#### Task instructions:
In this exercise, the entries below include pictures. Repeat exactly the lines from the line with "Clone this chart" to the line with "const HEIGHT = 403;", including both, but without the pictures.

#### Information provided:

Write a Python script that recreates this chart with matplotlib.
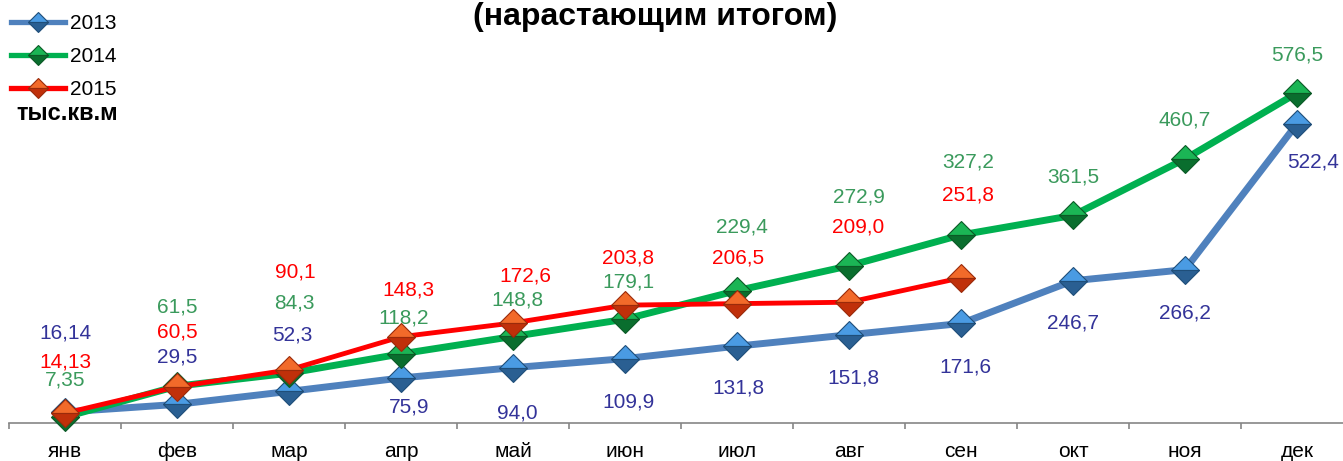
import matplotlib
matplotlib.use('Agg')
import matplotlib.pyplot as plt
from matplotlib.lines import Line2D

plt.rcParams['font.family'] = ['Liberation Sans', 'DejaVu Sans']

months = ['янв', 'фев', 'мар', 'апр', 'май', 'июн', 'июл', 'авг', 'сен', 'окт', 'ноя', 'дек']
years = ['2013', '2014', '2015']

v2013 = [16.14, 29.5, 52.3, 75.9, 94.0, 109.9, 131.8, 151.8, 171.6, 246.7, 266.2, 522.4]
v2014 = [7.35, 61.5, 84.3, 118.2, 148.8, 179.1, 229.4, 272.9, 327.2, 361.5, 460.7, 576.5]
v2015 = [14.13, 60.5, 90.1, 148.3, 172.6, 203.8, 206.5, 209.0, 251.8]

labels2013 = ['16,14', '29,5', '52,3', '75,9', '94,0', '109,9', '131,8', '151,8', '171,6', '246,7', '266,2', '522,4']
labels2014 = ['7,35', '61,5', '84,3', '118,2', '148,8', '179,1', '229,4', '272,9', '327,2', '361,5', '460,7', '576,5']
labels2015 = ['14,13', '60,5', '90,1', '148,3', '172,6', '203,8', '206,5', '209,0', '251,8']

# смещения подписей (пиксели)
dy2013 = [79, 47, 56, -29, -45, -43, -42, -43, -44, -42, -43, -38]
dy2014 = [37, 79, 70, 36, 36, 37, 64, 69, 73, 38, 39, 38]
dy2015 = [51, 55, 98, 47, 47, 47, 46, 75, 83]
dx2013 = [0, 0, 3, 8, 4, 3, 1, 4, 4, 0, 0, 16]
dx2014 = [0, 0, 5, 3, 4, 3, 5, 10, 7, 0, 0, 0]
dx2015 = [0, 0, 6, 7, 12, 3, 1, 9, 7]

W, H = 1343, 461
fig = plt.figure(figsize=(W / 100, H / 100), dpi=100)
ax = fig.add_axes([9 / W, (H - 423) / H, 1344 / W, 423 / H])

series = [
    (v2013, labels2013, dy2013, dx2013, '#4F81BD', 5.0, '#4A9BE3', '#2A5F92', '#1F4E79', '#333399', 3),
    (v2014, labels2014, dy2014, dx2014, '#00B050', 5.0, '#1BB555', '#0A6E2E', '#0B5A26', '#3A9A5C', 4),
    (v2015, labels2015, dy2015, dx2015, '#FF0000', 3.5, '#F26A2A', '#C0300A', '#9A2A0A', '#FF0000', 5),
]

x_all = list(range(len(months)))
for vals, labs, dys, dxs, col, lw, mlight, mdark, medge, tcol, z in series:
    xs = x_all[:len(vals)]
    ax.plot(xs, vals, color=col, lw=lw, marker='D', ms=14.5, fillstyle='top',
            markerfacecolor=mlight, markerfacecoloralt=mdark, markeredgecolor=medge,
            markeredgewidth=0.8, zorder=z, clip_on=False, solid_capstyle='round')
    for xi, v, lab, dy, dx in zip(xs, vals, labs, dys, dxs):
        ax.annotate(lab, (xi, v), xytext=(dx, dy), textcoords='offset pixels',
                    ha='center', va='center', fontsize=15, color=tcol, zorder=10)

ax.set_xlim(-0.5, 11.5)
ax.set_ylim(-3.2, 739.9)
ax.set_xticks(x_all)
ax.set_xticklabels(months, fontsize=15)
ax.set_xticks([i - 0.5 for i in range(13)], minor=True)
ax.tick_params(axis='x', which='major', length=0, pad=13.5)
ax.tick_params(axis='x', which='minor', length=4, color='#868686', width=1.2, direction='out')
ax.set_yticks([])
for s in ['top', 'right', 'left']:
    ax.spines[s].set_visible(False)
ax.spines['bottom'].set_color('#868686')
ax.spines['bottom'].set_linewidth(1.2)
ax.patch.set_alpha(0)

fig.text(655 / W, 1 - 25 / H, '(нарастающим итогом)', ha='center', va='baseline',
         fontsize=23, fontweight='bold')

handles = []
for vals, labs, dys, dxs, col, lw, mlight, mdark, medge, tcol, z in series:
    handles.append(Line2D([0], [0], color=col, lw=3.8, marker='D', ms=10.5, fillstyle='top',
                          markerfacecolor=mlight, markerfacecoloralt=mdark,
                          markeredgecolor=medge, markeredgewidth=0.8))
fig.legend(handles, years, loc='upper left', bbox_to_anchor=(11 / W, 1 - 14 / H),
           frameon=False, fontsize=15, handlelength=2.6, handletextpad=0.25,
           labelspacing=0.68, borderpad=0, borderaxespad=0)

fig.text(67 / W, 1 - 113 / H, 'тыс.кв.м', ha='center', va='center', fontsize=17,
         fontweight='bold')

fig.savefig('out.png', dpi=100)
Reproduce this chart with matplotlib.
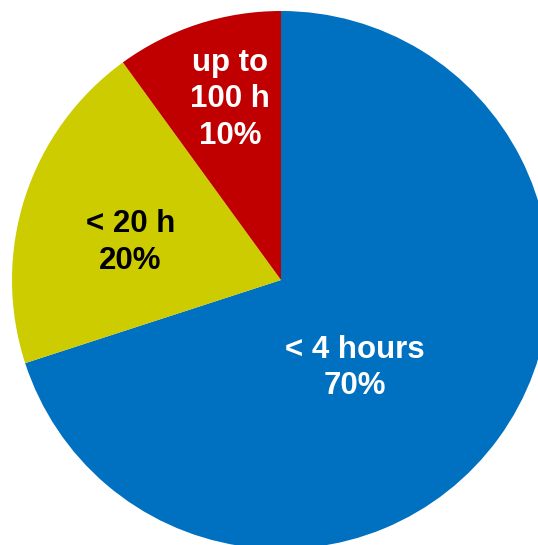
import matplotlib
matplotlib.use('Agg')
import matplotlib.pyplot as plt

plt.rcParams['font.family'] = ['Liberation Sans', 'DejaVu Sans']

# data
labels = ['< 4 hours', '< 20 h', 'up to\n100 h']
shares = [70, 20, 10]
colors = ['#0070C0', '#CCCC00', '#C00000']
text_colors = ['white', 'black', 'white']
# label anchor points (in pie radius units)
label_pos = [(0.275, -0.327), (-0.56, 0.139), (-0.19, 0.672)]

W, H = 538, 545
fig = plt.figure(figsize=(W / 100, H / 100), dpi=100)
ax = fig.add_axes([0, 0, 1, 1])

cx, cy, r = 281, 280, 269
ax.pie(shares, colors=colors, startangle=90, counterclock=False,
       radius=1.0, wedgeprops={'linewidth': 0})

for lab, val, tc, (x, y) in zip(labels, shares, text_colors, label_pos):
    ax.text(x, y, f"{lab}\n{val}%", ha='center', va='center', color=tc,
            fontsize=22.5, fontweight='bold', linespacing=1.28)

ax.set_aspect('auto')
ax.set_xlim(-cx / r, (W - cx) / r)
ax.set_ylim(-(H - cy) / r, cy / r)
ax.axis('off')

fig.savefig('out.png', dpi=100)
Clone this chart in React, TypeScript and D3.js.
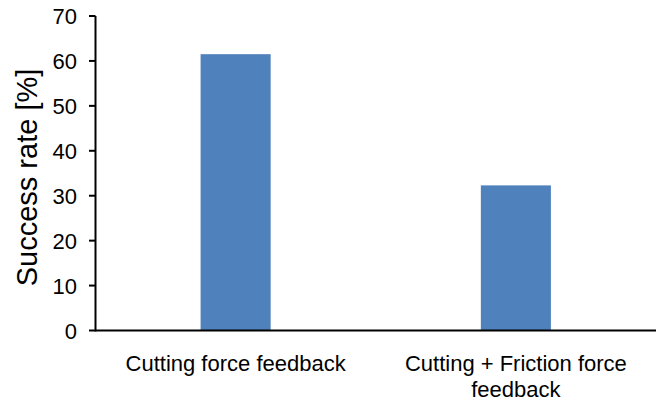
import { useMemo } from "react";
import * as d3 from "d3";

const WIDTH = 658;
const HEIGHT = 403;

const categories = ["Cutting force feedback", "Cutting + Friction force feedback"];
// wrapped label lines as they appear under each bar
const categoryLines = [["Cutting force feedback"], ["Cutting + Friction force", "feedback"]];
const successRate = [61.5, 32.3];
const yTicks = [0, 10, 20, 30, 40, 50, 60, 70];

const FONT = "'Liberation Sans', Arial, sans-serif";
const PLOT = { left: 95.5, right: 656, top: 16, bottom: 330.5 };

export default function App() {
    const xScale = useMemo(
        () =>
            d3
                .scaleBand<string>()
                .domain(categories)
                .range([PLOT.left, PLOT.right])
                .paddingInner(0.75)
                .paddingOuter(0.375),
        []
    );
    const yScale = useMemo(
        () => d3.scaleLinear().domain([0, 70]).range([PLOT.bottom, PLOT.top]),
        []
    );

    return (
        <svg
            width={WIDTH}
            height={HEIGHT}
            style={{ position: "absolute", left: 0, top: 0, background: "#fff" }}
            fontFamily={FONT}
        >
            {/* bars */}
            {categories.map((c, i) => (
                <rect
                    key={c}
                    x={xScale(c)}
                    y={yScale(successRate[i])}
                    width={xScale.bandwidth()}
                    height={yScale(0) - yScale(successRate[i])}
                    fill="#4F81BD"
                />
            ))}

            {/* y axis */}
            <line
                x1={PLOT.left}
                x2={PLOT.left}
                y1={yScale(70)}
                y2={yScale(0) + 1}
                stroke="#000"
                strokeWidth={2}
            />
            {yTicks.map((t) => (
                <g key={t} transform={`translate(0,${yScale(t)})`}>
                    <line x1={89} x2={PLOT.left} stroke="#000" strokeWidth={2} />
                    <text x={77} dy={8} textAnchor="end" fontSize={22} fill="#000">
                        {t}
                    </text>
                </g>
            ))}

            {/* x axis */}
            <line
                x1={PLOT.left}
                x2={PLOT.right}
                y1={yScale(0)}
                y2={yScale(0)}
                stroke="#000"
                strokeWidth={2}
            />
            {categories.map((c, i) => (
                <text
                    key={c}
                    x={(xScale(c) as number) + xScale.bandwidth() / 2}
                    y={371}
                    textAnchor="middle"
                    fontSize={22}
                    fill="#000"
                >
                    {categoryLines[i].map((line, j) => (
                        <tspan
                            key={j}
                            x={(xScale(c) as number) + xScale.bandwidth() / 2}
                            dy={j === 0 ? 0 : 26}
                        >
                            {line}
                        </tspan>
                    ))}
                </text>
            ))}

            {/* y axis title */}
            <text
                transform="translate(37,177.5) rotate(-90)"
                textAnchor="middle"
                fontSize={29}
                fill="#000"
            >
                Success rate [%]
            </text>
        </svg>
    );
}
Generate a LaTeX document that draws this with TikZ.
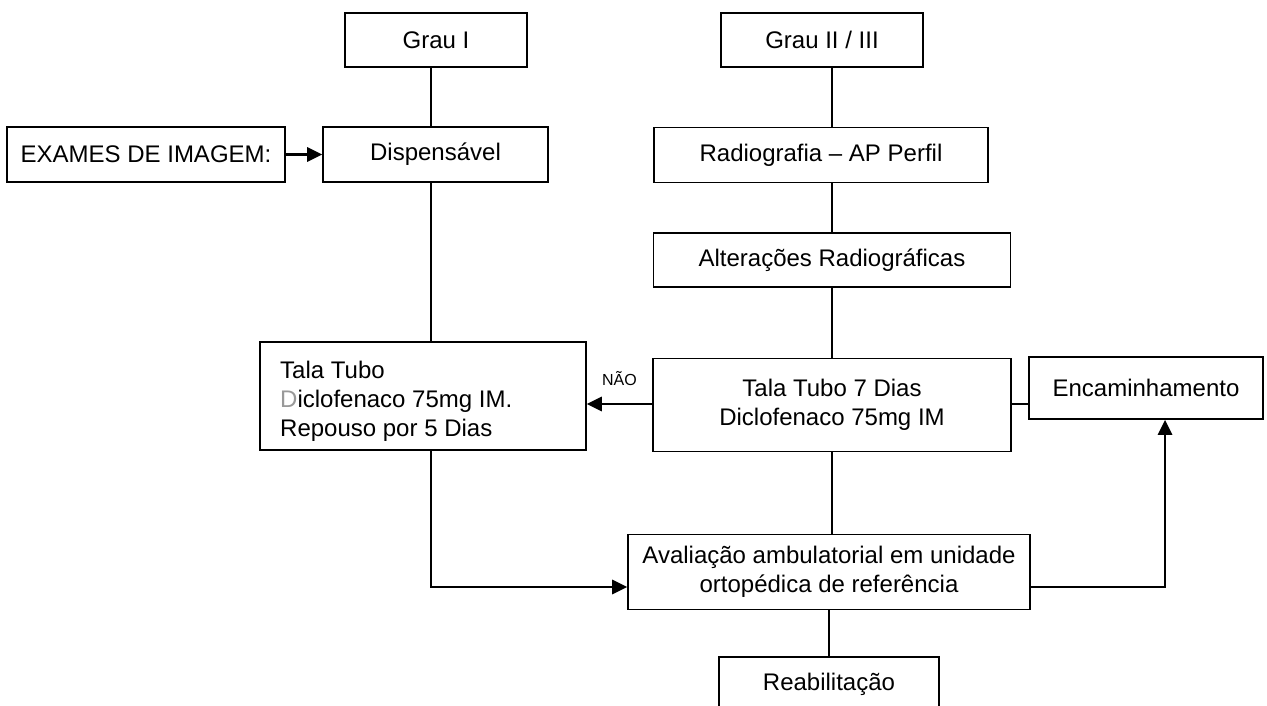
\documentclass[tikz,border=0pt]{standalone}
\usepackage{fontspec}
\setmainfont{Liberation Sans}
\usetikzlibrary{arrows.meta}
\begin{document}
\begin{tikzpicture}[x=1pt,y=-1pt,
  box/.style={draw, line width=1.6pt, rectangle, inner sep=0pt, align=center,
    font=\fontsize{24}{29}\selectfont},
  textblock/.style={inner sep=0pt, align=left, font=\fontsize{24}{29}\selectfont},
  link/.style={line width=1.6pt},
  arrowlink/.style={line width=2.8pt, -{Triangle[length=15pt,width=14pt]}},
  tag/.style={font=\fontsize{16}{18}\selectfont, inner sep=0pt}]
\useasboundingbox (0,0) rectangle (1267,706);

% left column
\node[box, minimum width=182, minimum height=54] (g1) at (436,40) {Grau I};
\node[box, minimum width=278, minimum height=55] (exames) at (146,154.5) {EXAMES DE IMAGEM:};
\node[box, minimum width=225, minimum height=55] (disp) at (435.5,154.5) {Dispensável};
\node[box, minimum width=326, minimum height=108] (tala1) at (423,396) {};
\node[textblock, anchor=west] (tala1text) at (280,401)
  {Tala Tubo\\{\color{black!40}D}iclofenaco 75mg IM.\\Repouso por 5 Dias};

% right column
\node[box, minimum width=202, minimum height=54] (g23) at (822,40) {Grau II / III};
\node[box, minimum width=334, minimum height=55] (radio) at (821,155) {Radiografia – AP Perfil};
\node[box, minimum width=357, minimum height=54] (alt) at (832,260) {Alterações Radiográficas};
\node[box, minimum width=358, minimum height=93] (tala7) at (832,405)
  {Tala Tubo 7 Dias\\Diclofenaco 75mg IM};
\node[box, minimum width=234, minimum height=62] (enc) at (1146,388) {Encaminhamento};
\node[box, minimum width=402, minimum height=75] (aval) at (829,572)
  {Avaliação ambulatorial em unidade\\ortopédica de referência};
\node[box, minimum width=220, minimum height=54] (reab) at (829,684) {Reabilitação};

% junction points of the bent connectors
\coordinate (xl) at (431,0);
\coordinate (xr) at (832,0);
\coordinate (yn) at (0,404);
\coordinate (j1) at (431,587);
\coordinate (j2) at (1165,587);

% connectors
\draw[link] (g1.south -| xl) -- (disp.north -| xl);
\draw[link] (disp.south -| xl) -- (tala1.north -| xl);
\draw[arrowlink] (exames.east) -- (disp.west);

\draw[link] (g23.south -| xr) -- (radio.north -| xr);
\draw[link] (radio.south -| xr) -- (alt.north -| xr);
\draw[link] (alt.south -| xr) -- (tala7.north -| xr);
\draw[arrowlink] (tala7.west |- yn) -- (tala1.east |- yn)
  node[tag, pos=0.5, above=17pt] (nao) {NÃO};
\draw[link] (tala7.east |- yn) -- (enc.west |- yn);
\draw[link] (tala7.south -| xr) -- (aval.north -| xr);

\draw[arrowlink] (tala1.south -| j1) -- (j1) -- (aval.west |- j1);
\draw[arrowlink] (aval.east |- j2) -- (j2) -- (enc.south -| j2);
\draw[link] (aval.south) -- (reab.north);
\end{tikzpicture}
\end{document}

#### Finished answer:
Clone this chart in React, TypeScript and D3.js.
import { useMemo } from "react";
import * as d3 from "d3";

const WIDTH = 658;
const HEIGHT = 403;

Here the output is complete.